Looking and Feeling

Kevin Lewis

May 14, 2020

Race-based biases in judgments of social pain
Jason Deska et al.
Journal of Experimental Social Psychology, forthcoming


Six studies tested the hypothesis that evaluators judge Black people less sensitive to social pain than White people. Social pain was operationalized as the psychological distress caused by experiences that damage social worth and interpersonal relationships (e.g., derogation, exclusion, unfairness). White evaluators judged both Black male (Studies 1, 2a, & 2b) and female (Studies 2a & 2b) targets as experiencing less social pain than White male and female targets. Study 3 provided evidence that this bias also extends to Black evaluators.
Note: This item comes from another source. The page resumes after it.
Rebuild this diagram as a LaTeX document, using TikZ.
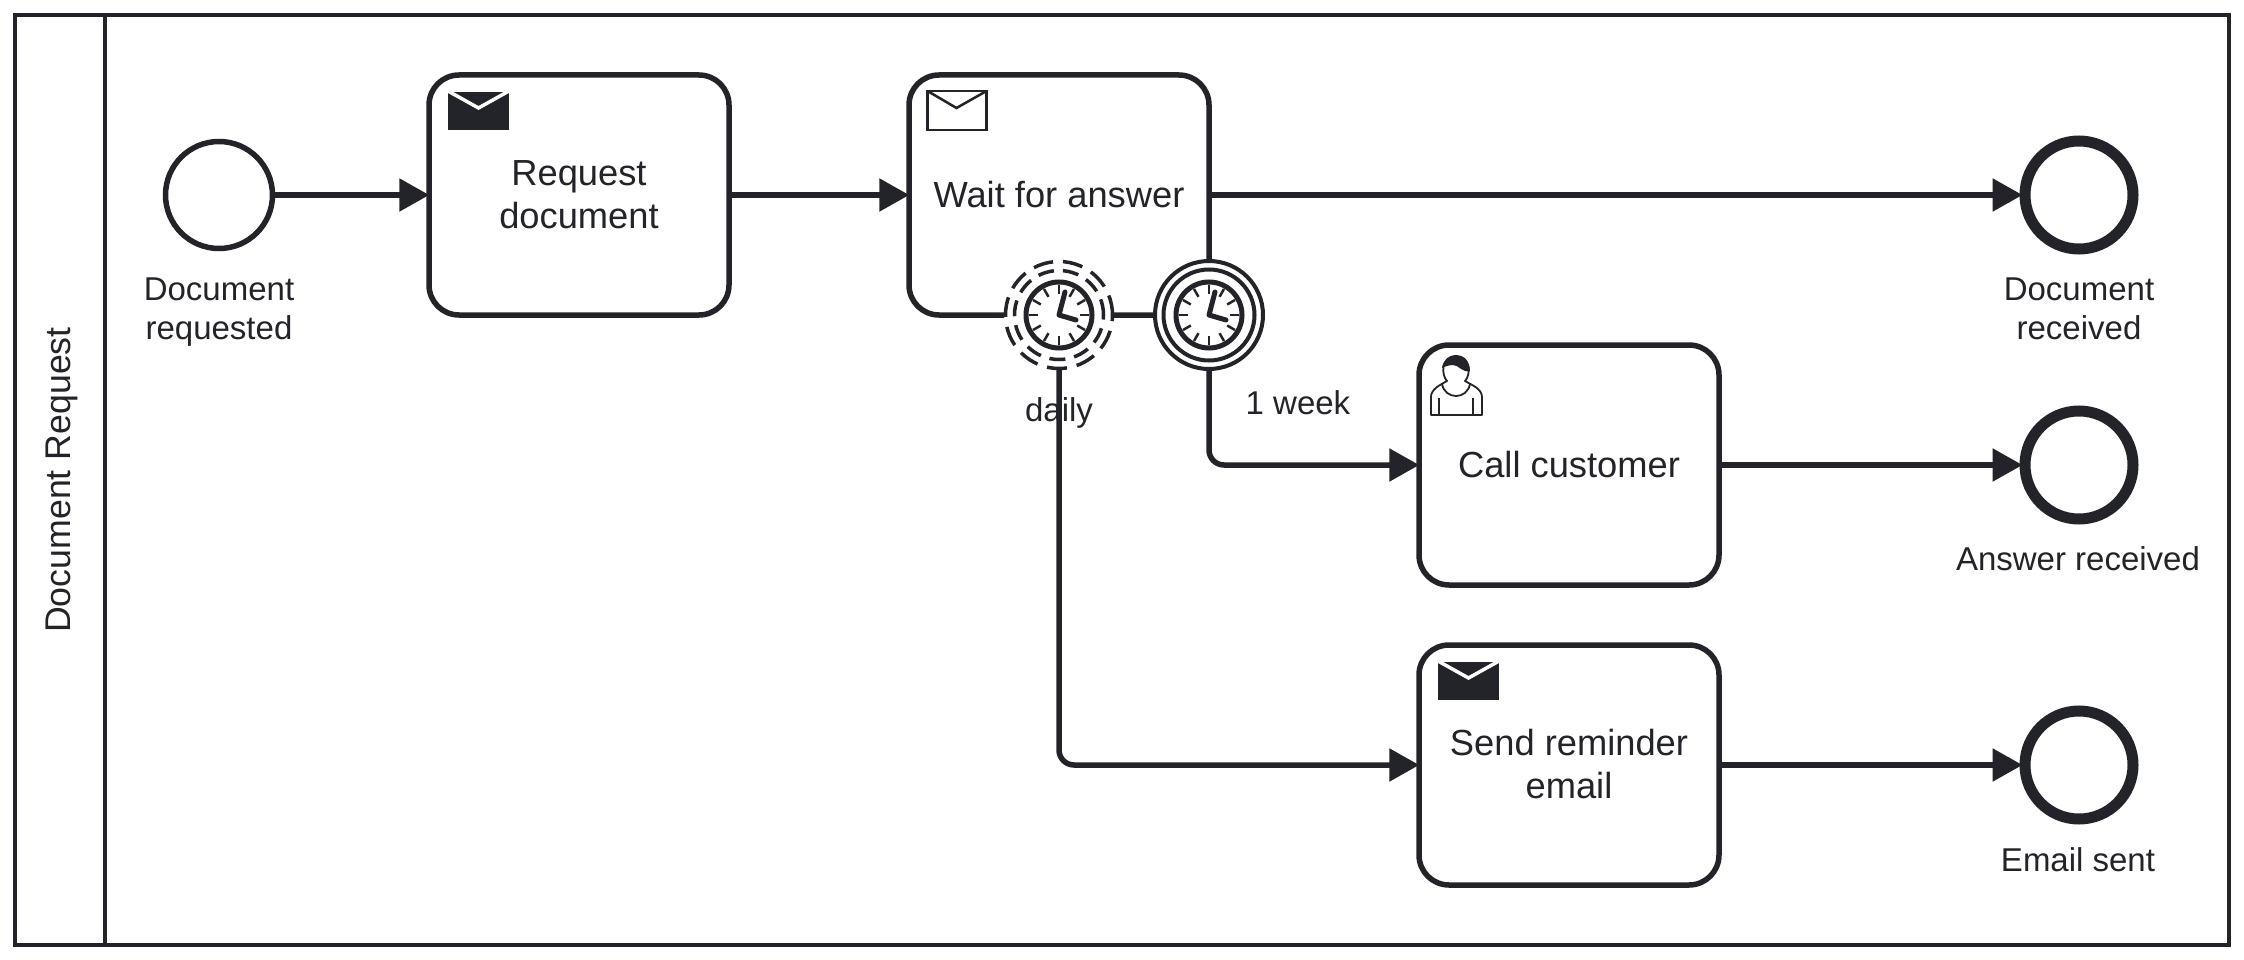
\documentclass[tikz,border=0pt]{standalone}
\usepackage{fontspec}
\setmainfont{Liberation Sans}
\usetikzlibrary{arrows.meta}
\definecolor{ink}{HTML}{22242A}
\newcommand\tasktext[1]{\raisebox{0pt}[\dimexpr\height+7pt\relax][\depth]{\begin{tabular}{@{}c@{}}#1\end{tabular}}}
\tikzset{
  every node/.style={text=ink},
  big/.style={font=\fontsize{36.3}{43}\selectfont,align=center,inner sep=0pt},
  small/.style={font=\fontsize{33}{38.5}\selectfont,align=center,inner sep=0pt},
  poolbox/.style={draw=ink,line width=4.5pt,fill=white,minimum width=2214pt,minimum height=930pt,inner sep=0pt,outer sep=0pt},
  taskbox/.style={draw=ink,line width=5.5pt,fill=white,rounded corners=30pt,minimum width=300pt,minimum height=240pt,inner sep=0pt,big},
  startev/.style={circle,draw=ink,line width=5.5pt,fill=white,minimum size=107pt,inner sep=0pt},
  endev/.style={circle,draw=ink,line width=11pt,fill=white,minimum size=108pt,inner sep=0pt},
  timerev/.style={circle,minimum size=110pt,inner sep=0pt,outer sep=0pt,fill=white},
  flow/.style={draw=ink,line width=5.5pt,rounded corners=15pt,shorten >=-3pt,-{Triangle[length=30pt,width=32pt]}},
  clockface/.pic={
    \draw[ink,line width=5pt,fill=white] (0,0) circle (33pt);
    \foreach \a in {0,30,...,330}{\draw[ink,line width=2.5pt] (\a:21pt) -- (\a:30pt);}
    \draw[ink,line width=5pt,line cap=round,line join=round] (6pt,23pt) -- (0,0) -- (17pt,-5pt);
  },
  envfull/.pic={
    \fill[ink] (0,0) rectangle (61pt,-38pt);
    \draw[white,line width=3.5pt] (0,1pt) -- (30.5pt,-16pt) -- (61pt,1pt);
  },
  envopen/.pic={
    \draw[ink,line width=2.5pt,fill=white,line join=miter] (0,0) rectangle (59pt,-39pt);
    \draw[ink,line width=2.5pt] (0,0) -- (29pt,-17pt) -- (59pt,0);
  },
  userface/.pic={
    \begin{scope}[x=1pt,y=-1pt]
      \draw[ink,line width=1.8pt,fill=white,line join=round]
        (-25,46) -- (26,46) -- (26,28)
        .. controls (26,20) and (16,16) .. (9,12)
        .. controls (15,6) and (15,-13) .. (0,-13)
        .. controls (-15,-13) and (-15,6) .. (-9,12)
        .. controls (-16,16) and (-25,20) .. (-25,28) -- cycle;
      \fill[ink] (-14,-1) .. controls (-13,-9) and (-7,-13) .. (0,-13)
        .. controls (8,-13) and (13.5,-8) .. (14,2)
        .. controls (6,4) and (3,-4) .. (-3,-4)
        .. controls (-6,-4) and (-10,-3) .. (-14,-1) -- cycle;
      \draw[ink,line width=1.8pt] (-14,15) .. controls (-11,31) and (11,31) .. (14,15);
      \draw[ink,line width=2pt] (-16.7,29) -- (-16.7,46) (16.7,29) -- (16.7,46);
    \end{scope}
  }
}
\begin{document}
\begin{tikzpicture}[x=1pt,y=-1pt]
\useasboundingbox (0,0) rectangle (2244,960);
\fill[white] (0,0) rectangle (2244,960);
% pool
\node[poolbox] (pool) at (1122,480) {};
\node[inner sep=0pt] (laneTop) at (105,15) {};
\node[inner sep=0pt] (laneBot) at (105,945) {};
\draw[ink,line width=4.5pt] (laneTop.center) -- (laneBot.center);
\node[big,rotate=90,font=\fontsize{35.7}{43}\selectfont] (lane) at (62,480) {Document Request};
% events and tasks
\node[startev] (start) at (219,195) {};
\node[small] (startL) at (219,312) {Document\\requested};
\node[taskbox] (req) at (579,195) {\tasktext{Request\\document}};
\node[taskbox] (wait) at (1059,195) {\tasktext{Wait for answer}};
\node[taskbox] (call) at (1569,465) {\tasktext{Call customer}};
\node[taskbox] (send) at (1569,765) {\tasktext{Send reminder\\email}};
\node[endev] (end1) at (2079,195) {};
\node[endev] (end2) at (2079,465) {};
\node[endev] (end3) at (2079,765) {};
\node[small] (end1L) at (2079,309) {Document\\received};
\node[small] (end2L) at (2078,559) {Answer received};
\node[small] (end3L) at (2078,860) {Email sent};
% task markers
\pic at (448,92) {envfull};
\pic at (927.5,91) {envopen};
\pic at (1438,662) {envfull};
\pic at (1456,369) {userface};
% connectors
\draw[flow] (start) -- (req);
\draw[flow] (req) -- (wait);
\draw[flow] (wait.east) -- (end1);
\draw[flow] (call) -- (end2);
\draw[flow] (send) -- (end3);
% boundary events
\node[timerev] (timerA) at (1059,315) {};
\node[timerev] (timerB) at (1209,315) {};
\draw[ink,line width=3.5pt,dash pattern=on 20pt off 10pt] (timerA.center) circle (53.5pt);
\draw[ink,line width=3.5pt,dash pattern=on 16pt off 9pt] (timerA.center) circle (44.5pt);
\pic at (timerA.center) {clockface};
\draw[ink,line width=4pt] (timerB.center) circle (54pt);
\draw[ink,line width=4pt] (timerB.center) circle (45.5pt);
\pic at (timerB.center) {clockface};
\draw[flow] (timerA.south) |- (send.west);
\draw[flow] (timerB.south) |- (call.west);
\node[small] (dailyL) at (1059,413) {daily};
\node[small] (weekL) at (1298,403) {1 week};
\end{tikzpicture}
\end{document}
Further, the belief that Black people are less sensitive to social pain than White people was mediated by judgments of differential life hardship experienced by Black and White targets (Study 4) and did not seem to be a subset of a broader tendency to judge Black targets as generally insensate (Study 5). Critically, the observed race-based social pain bias also translated into beliefs that Black targets needed fewer supportive resources than White targets to cope with socially painful events (Study 6). The current research demonstrates that there are racial biases in judgments of others' psychological distress and these biases inform social support judgments for those in need.

Discrepancies in East Asians’ perceived actual and ideal phenotypic facial features
Michael Thai et al.
Asian American Journal of Psychology, forthcoming


The present study tested for the existence of a phenotypic actual–ideal discrepancy in East Asians’ appraisals of their own faces, in the direction of idealizing a phenotypically “Whiter” face than they perceived themselves to have. The study was conducted in 2 phases. In the first phase, East Asian participants residing in the United States (N = 104; Mage = 18.73) came into the lab to have their photograph taken. They were sent a link to complete the second phase online. Participants were required to recall either their previous day, an experience of racial discrimination, or an experience of racial acceptance. They then selected their actual and ideal face from an array of faces comprising their actual face and 8 variants of their face that had been transformed to look phenotypically more “White” or more “East Asian.” A robust actual–ideal discrepancy emerged: Participants both idealized a phenotypically “Whiter” face and perceived themselves as having a more phenotypically “East Asian” face than they objectively did. This discrepancy arose irrespective of whether participants were reminded of an incident of racial discrimination or acceptance.

Exposure to negative stereotypes influences representations of monetary incentives in the nucleus accumbens
Locke Welborn, Youngki Hong & Kyle Ratner
Social Cognitive and Affective Neuroscience, forthcoming


Contemporary society is saturated with negative representations of racial and ethnic minorities. Social science research finds that exposure to such negative stereotypes creates stress above and beyond pre-existing effects of income inequality and structural racism. Neuroscience studies in animals and humans show that life stress modulates brain responses to rewards. However, it is not known whether contending with negative representations of one’s social group spills overs to influence reward processing. We used functional magnetic resonance imaging to examine the effects of stigmatizing negative stereotypes on neural responding to the anticipation and consumption of monetary gains and losses in a Mexican American sample. Machine learning analyses indicated that incentive-related patterns of brain activity within the nucleus accumbens differed between Mexican Americans subjected to negative stereotypes and those who were not. This effect occurred for anticipating both gains and losses. Our work suggests that rhetoric stigmatizing Latinos and other minorities could alter how members of such groups process incentives in their environment. These findings contribute to our understanding of the linkage between stigmatizing experiences and motivated behavior, with implications for well-being and health.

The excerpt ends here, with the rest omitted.